── DATA ──
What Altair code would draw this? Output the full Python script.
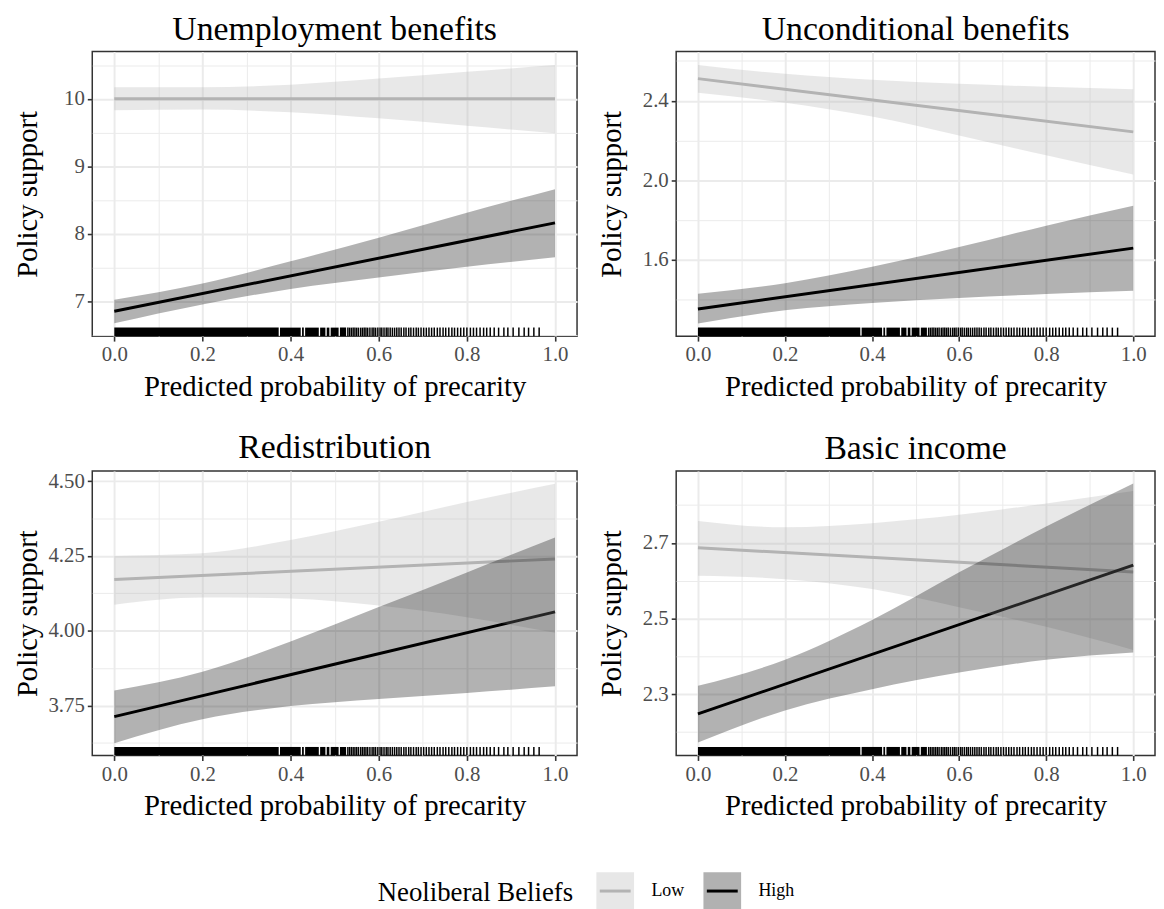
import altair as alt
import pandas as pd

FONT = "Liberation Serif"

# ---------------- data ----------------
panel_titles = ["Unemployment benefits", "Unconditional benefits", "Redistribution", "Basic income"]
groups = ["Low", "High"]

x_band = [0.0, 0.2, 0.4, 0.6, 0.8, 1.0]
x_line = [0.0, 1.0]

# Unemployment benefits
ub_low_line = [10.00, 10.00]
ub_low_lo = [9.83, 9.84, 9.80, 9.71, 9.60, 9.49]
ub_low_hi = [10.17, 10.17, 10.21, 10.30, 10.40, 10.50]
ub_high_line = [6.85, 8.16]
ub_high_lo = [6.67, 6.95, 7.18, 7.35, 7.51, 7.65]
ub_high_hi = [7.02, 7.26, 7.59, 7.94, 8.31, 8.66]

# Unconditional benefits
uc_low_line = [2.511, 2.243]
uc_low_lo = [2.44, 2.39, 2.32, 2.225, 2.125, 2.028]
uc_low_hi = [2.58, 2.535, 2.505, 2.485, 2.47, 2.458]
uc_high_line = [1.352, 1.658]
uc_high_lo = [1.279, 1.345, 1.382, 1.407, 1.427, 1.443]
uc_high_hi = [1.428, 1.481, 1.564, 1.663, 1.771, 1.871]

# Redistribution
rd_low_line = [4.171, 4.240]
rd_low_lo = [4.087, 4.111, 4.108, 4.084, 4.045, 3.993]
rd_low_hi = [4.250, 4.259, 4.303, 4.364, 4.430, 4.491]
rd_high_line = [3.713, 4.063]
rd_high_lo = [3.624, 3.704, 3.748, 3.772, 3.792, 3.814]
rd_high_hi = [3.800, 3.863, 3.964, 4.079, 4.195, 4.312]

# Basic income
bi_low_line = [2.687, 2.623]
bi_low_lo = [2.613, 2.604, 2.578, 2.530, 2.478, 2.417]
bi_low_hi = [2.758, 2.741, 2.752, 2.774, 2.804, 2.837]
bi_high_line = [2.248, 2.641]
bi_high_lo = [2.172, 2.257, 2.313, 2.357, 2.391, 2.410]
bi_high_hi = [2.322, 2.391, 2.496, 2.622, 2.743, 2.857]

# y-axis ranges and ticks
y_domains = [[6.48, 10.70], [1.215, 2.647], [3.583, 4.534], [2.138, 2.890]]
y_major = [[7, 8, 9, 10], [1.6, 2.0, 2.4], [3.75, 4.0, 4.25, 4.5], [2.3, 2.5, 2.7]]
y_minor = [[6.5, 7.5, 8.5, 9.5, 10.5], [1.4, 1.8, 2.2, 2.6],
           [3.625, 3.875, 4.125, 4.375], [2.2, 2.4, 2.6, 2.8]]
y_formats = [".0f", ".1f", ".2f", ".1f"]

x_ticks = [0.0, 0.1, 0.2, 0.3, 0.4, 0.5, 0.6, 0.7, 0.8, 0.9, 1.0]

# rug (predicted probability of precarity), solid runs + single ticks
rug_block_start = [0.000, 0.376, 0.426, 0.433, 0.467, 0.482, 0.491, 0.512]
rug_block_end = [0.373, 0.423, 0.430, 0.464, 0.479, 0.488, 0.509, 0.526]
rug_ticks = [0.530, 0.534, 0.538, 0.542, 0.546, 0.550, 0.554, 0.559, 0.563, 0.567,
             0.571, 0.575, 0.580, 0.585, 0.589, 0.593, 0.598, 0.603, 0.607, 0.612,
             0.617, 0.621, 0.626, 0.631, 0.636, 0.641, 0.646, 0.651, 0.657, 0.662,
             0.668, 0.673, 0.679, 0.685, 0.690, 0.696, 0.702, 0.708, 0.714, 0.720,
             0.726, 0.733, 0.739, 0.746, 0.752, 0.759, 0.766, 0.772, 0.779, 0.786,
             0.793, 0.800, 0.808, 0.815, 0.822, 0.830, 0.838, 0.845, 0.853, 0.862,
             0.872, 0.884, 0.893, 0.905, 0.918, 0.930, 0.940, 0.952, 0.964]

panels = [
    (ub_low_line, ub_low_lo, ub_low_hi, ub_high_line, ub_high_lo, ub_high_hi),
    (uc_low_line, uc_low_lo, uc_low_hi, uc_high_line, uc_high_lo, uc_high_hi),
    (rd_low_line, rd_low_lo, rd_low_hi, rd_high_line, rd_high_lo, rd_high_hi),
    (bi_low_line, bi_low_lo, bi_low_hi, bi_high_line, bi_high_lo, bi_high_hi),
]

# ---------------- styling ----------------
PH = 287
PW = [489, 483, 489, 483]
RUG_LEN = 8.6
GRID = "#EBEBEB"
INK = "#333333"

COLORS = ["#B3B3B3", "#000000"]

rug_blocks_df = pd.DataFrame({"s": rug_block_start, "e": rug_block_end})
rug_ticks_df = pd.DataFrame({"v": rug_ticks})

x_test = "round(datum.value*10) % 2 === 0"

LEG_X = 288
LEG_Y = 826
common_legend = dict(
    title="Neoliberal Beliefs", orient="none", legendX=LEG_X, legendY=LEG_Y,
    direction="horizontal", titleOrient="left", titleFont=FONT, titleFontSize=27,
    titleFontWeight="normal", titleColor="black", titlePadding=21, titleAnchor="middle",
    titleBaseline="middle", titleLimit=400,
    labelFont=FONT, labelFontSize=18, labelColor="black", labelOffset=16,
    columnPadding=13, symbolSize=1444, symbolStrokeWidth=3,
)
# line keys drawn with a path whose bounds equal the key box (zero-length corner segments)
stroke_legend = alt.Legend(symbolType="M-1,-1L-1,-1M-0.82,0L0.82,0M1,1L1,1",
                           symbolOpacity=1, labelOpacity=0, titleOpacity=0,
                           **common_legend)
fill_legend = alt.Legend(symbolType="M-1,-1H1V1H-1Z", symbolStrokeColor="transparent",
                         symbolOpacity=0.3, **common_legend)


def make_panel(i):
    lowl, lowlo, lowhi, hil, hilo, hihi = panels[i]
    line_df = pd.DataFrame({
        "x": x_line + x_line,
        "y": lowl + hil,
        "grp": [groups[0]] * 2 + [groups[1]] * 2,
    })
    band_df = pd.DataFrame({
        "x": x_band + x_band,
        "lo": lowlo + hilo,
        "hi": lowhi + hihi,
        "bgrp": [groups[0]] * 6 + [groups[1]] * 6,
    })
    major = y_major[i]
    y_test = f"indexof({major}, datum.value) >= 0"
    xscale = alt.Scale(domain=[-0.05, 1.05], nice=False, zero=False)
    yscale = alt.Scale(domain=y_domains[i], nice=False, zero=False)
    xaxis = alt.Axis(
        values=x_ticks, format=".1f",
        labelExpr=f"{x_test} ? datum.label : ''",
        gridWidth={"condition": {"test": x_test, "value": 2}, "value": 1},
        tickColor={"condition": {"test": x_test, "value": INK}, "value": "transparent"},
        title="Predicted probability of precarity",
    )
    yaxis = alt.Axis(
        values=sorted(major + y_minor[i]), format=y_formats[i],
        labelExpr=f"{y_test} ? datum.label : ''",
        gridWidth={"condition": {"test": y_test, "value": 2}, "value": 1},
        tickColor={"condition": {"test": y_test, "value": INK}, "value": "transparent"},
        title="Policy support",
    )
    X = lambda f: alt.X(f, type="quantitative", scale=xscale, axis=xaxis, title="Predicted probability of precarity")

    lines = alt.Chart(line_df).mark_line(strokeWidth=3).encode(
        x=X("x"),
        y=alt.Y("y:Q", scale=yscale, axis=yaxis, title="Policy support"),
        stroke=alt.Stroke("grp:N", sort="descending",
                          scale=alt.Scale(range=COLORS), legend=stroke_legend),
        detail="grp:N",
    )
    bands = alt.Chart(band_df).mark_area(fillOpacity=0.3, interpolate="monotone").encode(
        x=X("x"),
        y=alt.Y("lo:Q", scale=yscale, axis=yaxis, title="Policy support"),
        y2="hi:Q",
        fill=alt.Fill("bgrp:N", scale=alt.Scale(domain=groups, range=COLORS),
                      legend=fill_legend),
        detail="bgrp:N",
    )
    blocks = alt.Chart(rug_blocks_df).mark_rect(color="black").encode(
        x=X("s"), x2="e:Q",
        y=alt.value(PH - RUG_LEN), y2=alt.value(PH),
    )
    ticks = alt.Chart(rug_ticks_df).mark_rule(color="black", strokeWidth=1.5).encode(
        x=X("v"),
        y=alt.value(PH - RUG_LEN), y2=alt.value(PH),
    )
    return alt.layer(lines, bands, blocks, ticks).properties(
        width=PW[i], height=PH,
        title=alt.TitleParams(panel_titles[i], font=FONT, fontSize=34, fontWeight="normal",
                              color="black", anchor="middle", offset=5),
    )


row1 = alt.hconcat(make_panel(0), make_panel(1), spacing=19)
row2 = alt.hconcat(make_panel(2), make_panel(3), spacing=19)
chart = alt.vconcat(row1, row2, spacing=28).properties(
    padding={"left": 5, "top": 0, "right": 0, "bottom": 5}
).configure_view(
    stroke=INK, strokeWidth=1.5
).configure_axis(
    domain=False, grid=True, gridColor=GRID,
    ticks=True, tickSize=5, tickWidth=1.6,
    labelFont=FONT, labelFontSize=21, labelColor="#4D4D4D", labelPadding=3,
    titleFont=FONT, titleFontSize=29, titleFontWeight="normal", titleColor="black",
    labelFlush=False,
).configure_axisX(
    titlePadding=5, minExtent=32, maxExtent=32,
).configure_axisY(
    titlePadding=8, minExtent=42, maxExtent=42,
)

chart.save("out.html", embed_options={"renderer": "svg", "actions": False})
───
# [THE EXERCISE]
Up to and including the line with "rd_high_hi = [3.800, 3.863, 3.964, 4.079, 4.195, 4.312]", copy the data above from its first line. Skip pictures.

# [PROBLEM SOLUTION]
What Altair code would draw this? Output the full Python script.
import altair as alt
import pandas as pd

FONT = "Liberation Serif"

# ---------------- data ----------------
panel_titles = ["Unemployment benefits", "Unconditional benefits", "Redistribution", "Basic income"]
groups = ["Low", "High"]

x_band = [0.0, 0.2, 0.4, 0.6, 0.8, 1.0]
x_line = [0.0, 1.0]

# Unemployment benefits
ub_low_line = [10.00, 10.00]
ub_low_lo = [9.83, 9.84, 9.80, 9.71, 9.60, 9.49]
ub_low_hi = [10.17, 10.17, 10.21, 10.30, 10.40, 10.50]
ub_high_line = [6.85, 8.16]
ub_high_lo = [6.67, 6.95, 7.18, 7.35, 7.51, 7.65]
ub_high_hi = [7.02, 7.26, 7.59, 7.94, 8.31, 8.66]

# Unconditional benefits
uc_low_line = [2.511, 2.243]
uc_low_lo = [2.44, 2.39, 2.32, 2.225, 2.125, 2.028]
uc_low_hi = [2.58, 2.535, 2.505, 2.485, 2.47, 2.458]
uc_high_line = [1.352, 1.658]
uc_high_lo = [1.279, 1.345, 1.382, 1.407, 1.427, 1.443]
uc_high_hi = [1.428, 1.481, 1.564, 1.663, 1.771, 1.871]

# Redistribution
rd_low_line = [4.171, 4.240]
rd_low_lo = [4.087, 4.111, 4.108, 4.084, 4.045, 3.993]
rd_low_hi = [4.250, 4.259, 4.303, 4.364, 4.430, 4.491]
rd_high_line = [3.713, 4.063]
rd_high_lo = [3.624, 3.704, 3.748, 3.772, 3.792, 3.814]
rd_high_hi = [3.800, 3.863, 3.964, 4.079, 4.195, 4.312]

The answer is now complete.